Dans ce contexte, la prudence s’impose en ce qui concerne les actifs à risque et il faut se concentrer sur la liquidité et la préservation du capital. Nous pensons en particulier que les obligations de qualité supérieure ont un rôle clé à jouer dans les portefeuilles des investisseurs. Elles devraient continuer à fournir un certain coussin en période de tensions sur les marchés. En outre, les écartements historiques de spreads que nous avons connus ces dernières semaines et le soutien des banques centrales, notamment de la FED constituent des points de support inédits pour rentrer sur ces marchés de taux.

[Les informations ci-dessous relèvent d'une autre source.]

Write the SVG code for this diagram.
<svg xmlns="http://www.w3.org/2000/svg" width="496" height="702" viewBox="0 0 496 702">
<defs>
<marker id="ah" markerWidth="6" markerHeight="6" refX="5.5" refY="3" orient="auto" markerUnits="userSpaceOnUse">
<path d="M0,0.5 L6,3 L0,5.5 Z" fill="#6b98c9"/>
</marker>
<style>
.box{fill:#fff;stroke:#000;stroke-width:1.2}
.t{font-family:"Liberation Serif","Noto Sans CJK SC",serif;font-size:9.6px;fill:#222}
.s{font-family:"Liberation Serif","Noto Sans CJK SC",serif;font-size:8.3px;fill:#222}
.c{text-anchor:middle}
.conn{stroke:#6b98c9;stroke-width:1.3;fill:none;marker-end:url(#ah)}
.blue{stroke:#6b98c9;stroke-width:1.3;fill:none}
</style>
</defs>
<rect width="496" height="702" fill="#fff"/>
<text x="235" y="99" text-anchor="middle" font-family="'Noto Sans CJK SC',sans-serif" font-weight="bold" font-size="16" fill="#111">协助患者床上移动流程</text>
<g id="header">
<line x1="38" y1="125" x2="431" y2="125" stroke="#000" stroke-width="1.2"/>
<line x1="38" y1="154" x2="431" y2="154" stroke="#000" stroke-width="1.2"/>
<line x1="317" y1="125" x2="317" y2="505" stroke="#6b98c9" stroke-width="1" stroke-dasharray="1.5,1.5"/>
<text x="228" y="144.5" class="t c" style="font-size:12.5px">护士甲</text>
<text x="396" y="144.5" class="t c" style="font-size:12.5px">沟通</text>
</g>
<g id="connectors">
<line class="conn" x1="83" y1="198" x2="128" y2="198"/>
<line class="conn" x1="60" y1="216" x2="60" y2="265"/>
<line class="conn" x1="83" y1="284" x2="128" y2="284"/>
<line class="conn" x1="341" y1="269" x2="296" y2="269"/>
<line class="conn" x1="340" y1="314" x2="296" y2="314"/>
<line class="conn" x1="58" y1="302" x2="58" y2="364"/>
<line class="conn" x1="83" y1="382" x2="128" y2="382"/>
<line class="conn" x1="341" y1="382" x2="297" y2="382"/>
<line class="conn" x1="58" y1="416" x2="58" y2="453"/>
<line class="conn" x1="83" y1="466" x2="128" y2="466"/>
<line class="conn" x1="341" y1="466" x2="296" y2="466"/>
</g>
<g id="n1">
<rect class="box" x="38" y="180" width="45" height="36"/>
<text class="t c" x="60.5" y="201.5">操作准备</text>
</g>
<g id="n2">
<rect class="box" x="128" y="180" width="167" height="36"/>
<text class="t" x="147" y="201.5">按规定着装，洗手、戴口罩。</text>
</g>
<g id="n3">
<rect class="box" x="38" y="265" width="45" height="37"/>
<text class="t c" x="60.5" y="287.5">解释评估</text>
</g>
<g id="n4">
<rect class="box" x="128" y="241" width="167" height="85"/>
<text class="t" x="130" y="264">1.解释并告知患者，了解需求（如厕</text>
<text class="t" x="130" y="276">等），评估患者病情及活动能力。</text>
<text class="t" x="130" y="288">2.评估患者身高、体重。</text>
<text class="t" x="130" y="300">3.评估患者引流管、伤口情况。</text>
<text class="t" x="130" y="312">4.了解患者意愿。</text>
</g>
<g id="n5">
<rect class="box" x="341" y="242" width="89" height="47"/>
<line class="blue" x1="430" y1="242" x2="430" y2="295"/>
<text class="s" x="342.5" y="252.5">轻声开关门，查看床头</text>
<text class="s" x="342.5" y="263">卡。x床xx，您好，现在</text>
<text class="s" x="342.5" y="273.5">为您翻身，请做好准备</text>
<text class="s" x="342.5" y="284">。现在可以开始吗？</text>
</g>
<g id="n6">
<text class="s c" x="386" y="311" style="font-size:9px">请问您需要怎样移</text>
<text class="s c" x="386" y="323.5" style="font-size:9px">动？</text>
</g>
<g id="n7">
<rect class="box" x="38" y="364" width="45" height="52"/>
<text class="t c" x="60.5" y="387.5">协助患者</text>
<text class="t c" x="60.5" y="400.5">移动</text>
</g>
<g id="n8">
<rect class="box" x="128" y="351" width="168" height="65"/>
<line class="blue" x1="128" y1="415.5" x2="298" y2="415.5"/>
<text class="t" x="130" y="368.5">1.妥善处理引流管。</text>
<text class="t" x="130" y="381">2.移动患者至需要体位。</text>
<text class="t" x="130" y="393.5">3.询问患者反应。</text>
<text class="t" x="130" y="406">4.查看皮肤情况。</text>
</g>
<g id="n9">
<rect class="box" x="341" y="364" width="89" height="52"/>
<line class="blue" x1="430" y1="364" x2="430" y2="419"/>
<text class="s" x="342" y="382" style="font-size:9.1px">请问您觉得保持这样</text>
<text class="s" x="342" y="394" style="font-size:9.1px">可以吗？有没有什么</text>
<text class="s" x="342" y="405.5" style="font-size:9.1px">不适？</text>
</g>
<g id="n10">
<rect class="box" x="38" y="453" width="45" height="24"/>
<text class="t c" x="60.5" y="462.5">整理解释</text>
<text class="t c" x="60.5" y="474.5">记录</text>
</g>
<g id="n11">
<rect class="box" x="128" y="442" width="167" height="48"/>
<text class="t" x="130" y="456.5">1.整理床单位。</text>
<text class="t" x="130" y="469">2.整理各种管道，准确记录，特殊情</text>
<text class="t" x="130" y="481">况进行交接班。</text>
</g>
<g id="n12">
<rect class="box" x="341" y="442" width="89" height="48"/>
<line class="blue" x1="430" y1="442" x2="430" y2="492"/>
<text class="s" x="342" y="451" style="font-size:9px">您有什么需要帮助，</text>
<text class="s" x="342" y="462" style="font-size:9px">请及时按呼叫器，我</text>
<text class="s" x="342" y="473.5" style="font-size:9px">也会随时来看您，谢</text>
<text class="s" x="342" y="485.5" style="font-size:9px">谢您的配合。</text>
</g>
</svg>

Toutefois, nous pensons également qu’il est important de maintenir une approche flexible pour équilibrer les actifs de haute qualité et les actifs à risque, en gardant une réserve de liquidités pour faire face à la volatilité. Ainsi, même si les titres à revenu fixe continueront à jouer un rôle, nous devrons probablement aussi changer d'état d'esprit et opter pour une plus grande flexibilité dans la gestion.
Notez-vous une différence de comportement des investisseurs français par rapport à leurs homologues américains ?

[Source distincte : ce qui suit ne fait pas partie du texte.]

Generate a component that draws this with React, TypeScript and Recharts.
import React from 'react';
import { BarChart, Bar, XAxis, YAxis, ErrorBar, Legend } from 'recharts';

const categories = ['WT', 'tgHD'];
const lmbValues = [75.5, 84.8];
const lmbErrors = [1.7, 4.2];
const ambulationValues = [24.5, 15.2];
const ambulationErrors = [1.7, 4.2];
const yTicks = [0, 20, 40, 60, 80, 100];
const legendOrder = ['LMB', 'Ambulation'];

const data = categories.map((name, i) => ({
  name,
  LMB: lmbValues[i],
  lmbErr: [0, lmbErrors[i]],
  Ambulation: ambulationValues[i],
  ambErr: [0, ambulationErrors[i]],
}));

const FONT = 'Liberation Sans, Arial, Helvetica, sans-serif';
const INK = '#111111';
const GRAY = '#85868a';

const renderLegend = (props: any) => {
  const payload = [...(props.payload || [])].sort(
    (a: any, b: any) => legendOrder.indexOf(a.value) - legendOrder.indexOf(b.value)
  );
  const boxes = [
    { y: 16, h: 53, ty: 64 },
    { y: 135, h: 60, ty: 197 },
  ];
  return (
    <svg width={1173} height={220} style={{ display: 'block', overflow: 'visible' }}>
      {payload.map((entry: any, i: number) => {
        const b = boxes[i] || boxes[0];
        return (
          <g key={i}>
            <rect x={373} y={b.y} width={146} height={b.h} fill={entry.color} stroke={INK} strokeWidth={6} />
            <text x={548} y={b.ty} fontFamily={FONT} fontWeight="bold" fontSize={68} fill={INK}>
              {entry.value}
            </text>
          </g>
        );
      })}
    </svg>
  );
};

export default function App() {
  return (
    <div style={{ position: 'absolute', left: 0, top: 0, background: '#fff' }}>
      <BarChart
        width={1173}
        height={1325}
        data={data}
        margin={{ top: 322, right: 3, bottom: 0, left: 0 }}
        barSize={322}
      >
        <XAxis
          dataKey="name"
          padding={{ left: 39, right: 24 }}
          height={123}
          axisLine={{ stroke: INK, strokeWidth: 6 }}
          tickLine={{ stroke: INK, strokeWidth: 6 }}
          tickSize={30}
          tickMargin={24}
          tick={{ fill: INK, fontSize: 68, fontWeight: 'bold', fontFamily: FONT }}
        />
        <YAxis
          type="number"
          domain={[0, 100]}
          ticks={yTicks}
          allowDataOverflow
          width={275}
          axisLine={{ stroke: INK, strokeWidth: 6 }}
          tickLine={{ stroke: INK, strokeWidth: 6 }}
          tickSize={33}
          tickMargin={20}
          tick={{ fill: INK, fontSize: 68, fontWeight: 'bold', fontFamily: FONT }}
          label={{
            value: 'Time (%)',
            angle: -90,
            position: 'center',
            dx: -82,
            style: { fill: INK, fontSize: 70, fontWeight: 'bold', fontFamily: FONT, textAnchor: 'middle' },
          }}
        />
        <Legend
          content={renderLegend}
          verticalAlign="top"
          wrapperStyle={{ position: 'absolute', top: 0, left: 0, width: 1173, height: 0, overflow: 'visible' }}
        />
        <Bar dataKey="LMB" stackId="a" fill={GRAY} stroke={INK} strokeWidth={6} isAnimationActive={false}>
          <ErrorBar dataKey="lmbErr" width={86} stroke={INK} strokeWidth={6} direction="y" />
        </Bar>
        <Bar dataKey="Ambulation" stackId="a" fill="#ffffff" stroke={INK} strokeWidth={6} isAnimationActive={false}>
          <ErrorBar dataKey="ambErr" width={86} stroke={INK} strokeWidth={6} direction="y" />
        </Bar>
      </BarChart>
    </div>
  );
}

Il y a très peu de différence sur le fond en réalité. Les investisseurs de long terme ont des besoins identiques, en matière de diversification et de recherche de rendement pour faire face à leurs engagements, quel que soit le pays. Les deux aspects où les investisseurs français se distinguent, c’est d’une part, dans l’intégration beaucoup plus prononcée des critères ESG dans leur démarche, et d’autre part, sur la diversification de portefeuille. Ils sont encore très fortement axés sur leur marché domestique et la zone Euro. Pimco se démarque en leur apportant une approche de diversification globale.

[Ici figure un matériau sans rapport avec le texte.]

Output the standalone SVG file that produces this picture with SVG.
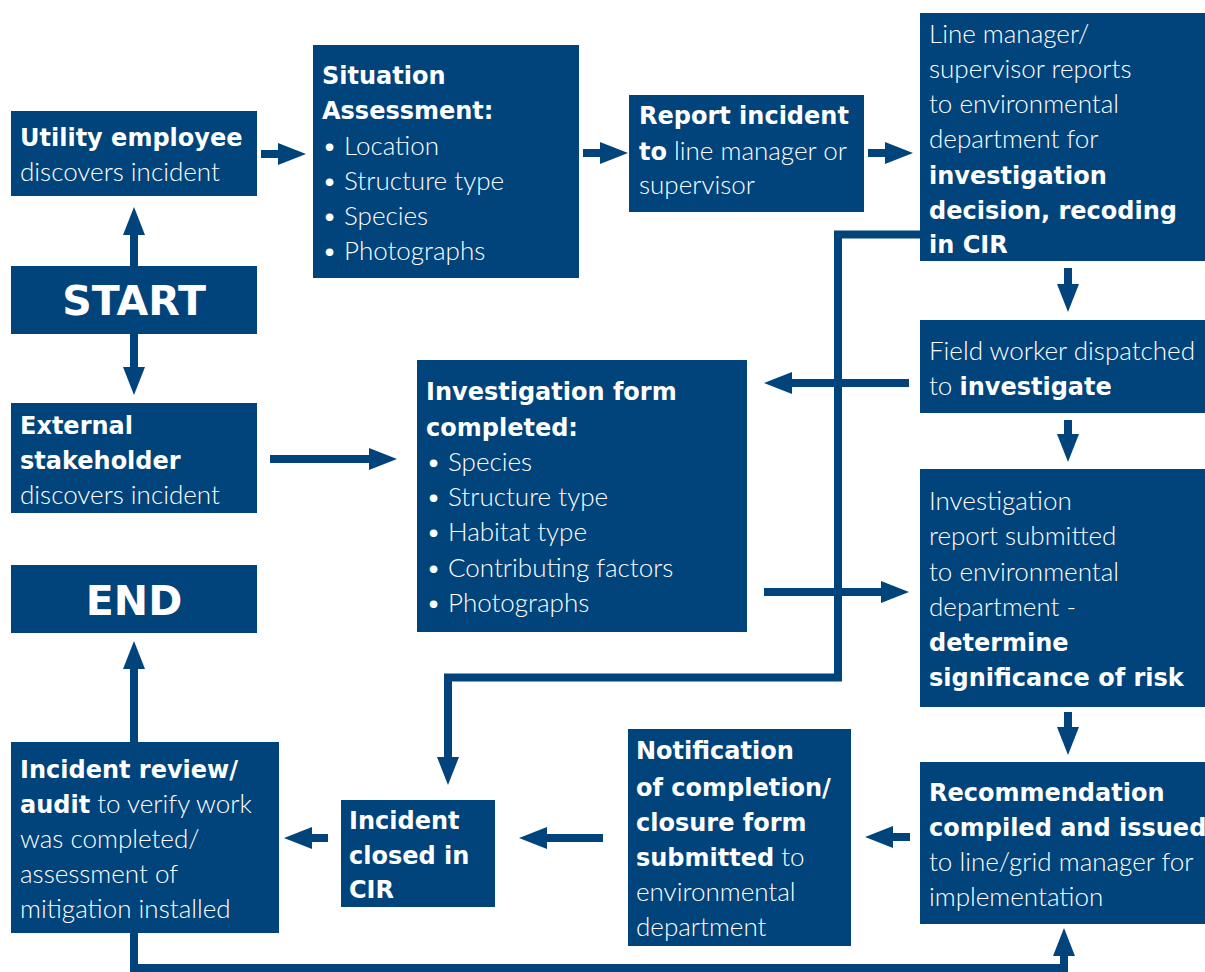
<svg xmlns="http://www.w3.org/2000/svg" width="1205" height="972" viewBox="0 0 1205 972">
<style>
.box{fill:#01447b}
.t{font-family:Lato,"Open Sans","Liberation Sans",sans-serif;font-size:26px;fill:#ffffff;font-weight:300}
.b{font-family:"DejaVu Sans","Liberation Sans",sans-serif;font-size:24px;font-weight:700}
.big{font-family:"DejaVu Sans","Liberation Sans",sans-serif;font-size:41px;fill:#ffffff;font-weight:700;text-anchor:middle}
.c{fill:none;stroke:#01447b;stroke-width:8;stroke-linejoin:miter}
</style>
<defs>
<marker id="ah" markerUnits="userSpaceOnUse" markerWidth="28" markerHeight="22" refX="0" refY="11" orient="auto" overflow="visible">
<path d="M0,0 L28,11 L0,22 z" fill="#01447b"/>
</marker>
</defs>
<rect width="1205" height="972" fill="#ffffff"/>
<g id="connectors">
<path class="c" marker-end="url(#ah)" d="M261,154 H278"/>
<path class="c" marker-end="url(#ah)" d="M583,153 H600"/>
<path class="c" marker-end="url(#ah)" d="M868,153 H885"/>
<path class="c" marker-end="url(#ah)" d="M134,266 V235"/>
<path class="c" marker-end="url(#ah)" d="M134,334 V367"/>
<path class="c" marker-end="url(#ah)" d="M270,459 H369"/>
<path class="c" marker-end="url(#ah)" d="M1068,268 V284"/>
<path class="c" marker-end="url(#ah)" d="M1068,420 V434"/>
<path class="c" marker-end="url(#ah)" d="M1068,712 V727"/>
<path class="c" marker-end="url(#ah)" d="M909,383 H792"/>
<path class="c" marker-end="url(#ah)" d="M764,592 H881"/>
<path class="c" marker-end="url(#ah)" d="M920,234.5 H838 V677.5 H448 V757"/>
<path class="c" marker-end="url(#ah)" d="M910,837 H893"/>
<path class="c" marker-end="url(#ah)" d="M603,838 H547"/>
<path class="c" marker-end="url(#ah)" d="M328,838 H312"/>
<path class="c" marker-end="url(#ah)" d="M134,742 V669"/>
<path class="c" marker-end="url(#ah)" d="M134,933 V968 H1064 V956"/>
</g>
<g id="utility-employee">
<rect class="box" x="11" y="111" width="246" height="85"/>
<text class="t"><tspan class="b" x="20" y="146">Utility employee</tspan><tspan x="20" y="181">discovers incident</tspan></text>
</g>
<g id="start">
<rect class="box" x="11" y="266" width="246" height="68"/>
<text class="big" x="134" y="315">START</text>
</g>
<g id="external-stakeholder">
<rect class="box" x="11" y="403" width="246" height="110"/>
<text class="t"><tspan class="b" x="20" y="434">External</tspan><tspan class="b" x="20" y="469">stakeholder</tspan><tspan x="20" y="504">discovers incident</tspan></text>
</g>
<g id="end">
<rect class="box" x="11" y="565" width="246" height="68"/>
<text class="big" x="134" y="615">END</text>
</g>
<g id="situation-assessment">
<rect class="box" x="313" y="45" width="266" height="233"/>
<text class="t"><tspan class="b" x="322" y="84">Situation</tspan><tspan class="b" x="322" y="119">Assessment:</tspan><tspan x="322" y="155">•</tspan><tspan x="344" y="155">Location</tspan><tspan x="322" y="190">•</tspan><tspan x="344" y="190">Structure type</tspan><tspan x="322" y="225">•</tspan><tspan x="344" y="225">Species</tspan><tspan x="322" y="260">•</tspan><tspan x="344" y="260">Photographs</tspan></text>
</g>
<g id="report-incident">
<rect class="box" x="629" y="95" width="235" height="117"/>
<text class="t"><tspan class="b" x="639" y="124">Report incident</tspan><tspan class="b" x="639" y="160">to</tspan><tspan> line manager or</tspan><tspan x="639" y="194">supervisor</tspan></text>
</g>
<g id="line-manager">
<rect class="box" x="920" y="13" width="285" height="248"/>
<text class="t"><tspan x="929" y="43">Line manager/</tspan><tspan x="929" y="78">supervisor reports</tspan><tspan x="929" y="113">to environmental</tspan><tspan x="929" y="148">department for</tspan><tspan class="b" x="929" y="184">investigation</tspan><tspan class="b" x="929" y="219">decision, recoding</tspan><tspan class="b" x="929" y="253">in CIR</tspan></text>
</g>
<g id="field-worker">
<rect class="box" x="920" y="320" width="285" height="93"/>
<text class="t"><tspan x="929" y="360">Field worker dispatched</tspan><tspan x="929" y="395">to </tspan><tspan class="b">investigate</tspan></text>
</g>
<g id="investigation-form">
<rect class="box" x="417" y="360" width="330" height="272"/>
<text class="t"><tspan class="b" x="426" y="400">Investigation form</tspan><tspan class="b" x="426" y="436">completed:</tspan><tspan x="426" y="471">•</tspan><tspan x="448" y="471">Species</tspan><tspan x="426" y="506">•</tspan><tspan x="448" y="506">Structure type</tspan><tspan x="426" y="541">•</tspan><tspan x="448" y="541">Habitat type</tspan><tspan x="426" y="577">•</tspan><tspan x="448" y="577">Contributing factors</tspan><tspan x="426" y="612">•</tspan><tspan x="448" y="612">Photographs</tspan></text>
</g>
<g id="investigation-report">
<rect class="box" x="920" y="469" width="285" height="238"/>
<text class="t"><tspan x="929" y="510">Investigation</tspan><tspan x="929" y="545">report submitted</tspan><tspan x="929" y="581">to environmental</tspan><tspan x="929" y="616">department -</tspan><tspan class="b" x="929" y="651">determine</tspan><tspan class="b" x="929" y="686">significance of risk</tspan></text>
</g>
<g id="recommendation">
<rect class="box" x="920" y="762" width="285" height="162"/>
<text class="t"><tspan class="b" x="929" y="801">Recommendation</tspan><tspan class="b" x="929" y="836">compiled and issued</tspan><tspan x="929" y="871">to line/grid manager for</tspan><tspan x="929" y="906">implementation</tspan></text>
</g>
<g id="notification">
<rect class="box" x="628" y="729" width="223" height="217"/>
<text class="t"><tspan class="b" x="636" y="759">Notification</tspan><tspan class="b" x="636" y="796">of completion/</tspan><tspan class="b" x="636" y="831">closure form</tspan><tspan class="b" x="636" y="866">submitted</tspan><tspan> to</tspan><tspan x="636" y="901">environmental</tspan><tspan x="636" y="936">department</tspan></text>
</g>
<g id="incident-closed">
<rect class="box" x="341" y="800" width="154" height="107"/>
<text class="t"><tspan class="b" x="349" y="829">Incident</tspan><tspan class="b" x="349" y="864">closed in</tspan><tspan class="b" x="349" y="898">CIR</tspan></text>
</g>
<g id="incident-review">
<rect class="box" x="11" y="742" width="268" height="191"/>
<text class="t"><tspan class="b" x="20" y="778">Incident review/</tspan><tspan class="b" x="20" y="813">audit</tspan><tspan> to verify work</tspan><tspan x="20" y="848">was completed/</tspan><tspan x="20" y="883">assessment of</tspan><tspan x="20" y="918">mitigation installed</tspan></text>
</g>
</svg>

Quel regard portez-vous sur les nombreuses opérations de concentration qui ont lieu sur le marché ?
Ce phénomène me semble inévitable. Est-ce pour autant une stratégie gagnante ? Il ne m’appartient pas de le dire. Pimco veut continuer à se différencier pour apporter de l’alpha à ses clients. Nous avons la conviction que la spécialisation continuera de payer. Notre stratégie repose sur une gestion obligataire active. Et la recherche montre que la gestion active obligataire est génératrice de valeur.
"La Californie est beaucoup plus avancée dans l’intégration du risque climatique que le pays en lui-même"
Depuis une dizaine d’années, Pimco développe une offre obligataire intégrant les critères ESG. Comment cela se concrétise dans vos fonds ?
L’approche ESG est intégrée dans nos processus d’investissement depuis 2011. Ce sont des éléments pris en considération dans l’évaluation titre par titre des portefeuilles par l’ensemble de nos équipes d’analystes sectoriels. Plus de 97 % des titres sont ainsi notés ESG. Nous sommes très actifs sur le sujet. Le lancement du fonds Emerging Markets Bond ESG en est l’une des illustrations. La stratégie Crédit Global de Mark Kiesel et celles centrées sur les investissements obligataires internationaux d’Andrew Balls présentent aussi une version ESG. Par ailleurs, nous avons lancé un fonds climat aux États-Unis.
Certaines sociétés de gestion ont choisi de faire labelliser une partie de leur gamme de fonds. Pourquoi ne pas avoir fait ce choix ?
L’un de nos fonds a récemment obtenu le label pour les produits financiers durables et socialement responsables, Towards Sustainability, délivré par Febelfin, fédération belge du secteur financier axée sur le développement d'un système financier social et transparent.
Ce label est une référence en Europe et sur le plan international. C’est une belle reconnaissance pour un travail fructueux. Nous sommes donc intéressés par les labels, mais, à ce jour, cela ne constitue pas une exigence systématique de la part de nos clients qui nous sollicitent assez peu sur le sujet. Les investisseurs institutionnels effectuent cependant des analyses poussées de leurs portefeuilles et n’hésitent pas à réaliser des arbitrages lorsque l’intégration des critères ESG n’est pas suffisante.
L’Europe a-t-elle un temps d’avance sur les États-Unis concernant l’intégration des critères ESG et du risque climatique ?
Il y a un décalage entre le discours tenu au niveau de l’état fédéral et les actions menées dans les États et les villes. La Californie est un exemple intéressant. Cet État est beaucoup plus avancé dans l’intégration du risque climatique que le pays en lui-même. Mais ces actions sont cependant moins visibles.